Kohelet deliberately chose a word (hevel) with a calculated ambiguity; he skillfully employed it in a variety of contexts so that several associated meanings could be communicated without the use of synonyms. . . It must be emphasized that Kohelet nowhere uses hevel pejoratively or with morally negative connotations. For Kohelet hevel is a neutral term expressing brilliantly in its figurative nuances, the limitations of human activity and human wisdom.

In the King James Translation, Kohelet, Ecclesiastes, is some of the best, and the darkest, poetry in English. Consider its introduction:

1:12 I Kohelet was king over Israel in Jerusalem.13. And I gave my heart to seek and search out by wisdom concerning all things that are done under heaven; it is a hard task that God has given to the sons of man to be exercised with. 14. I have seen all the works that are done under the sun; and, behold, all is vanity and a striving after wind.

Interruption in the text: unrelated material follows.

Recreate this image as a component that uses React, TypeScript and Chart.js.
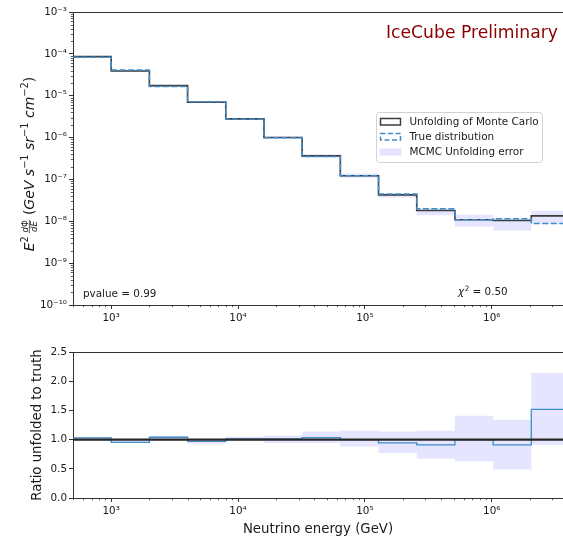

More than a few scholars have wondered why this book is in the Bible at all, since it appears, on the surface at least, to contradict many of the core beliefs espoused in the Torah. So… Why is it in the Bible? Why do we read it aloud in synagogue? And why during Sukkoth?

About Ecclesiastes

There is a straightforward answer to the question of why Ecclesiastes, a mitzvah-free rumination on the impermanence and futility of life is in the Bible: No one is sure.

Although it enters the canon during the Hellenistic period1, scholars think it is much older and may have had a large constituency among groups that compiled the text. Rabbi Dov Lipman wrote, “Kohelet isn’t really a book with Jewish content; however, because it states that it was written by King Solomon, the sages included it in the Ketuvim, the Writings, division of the Tanach.”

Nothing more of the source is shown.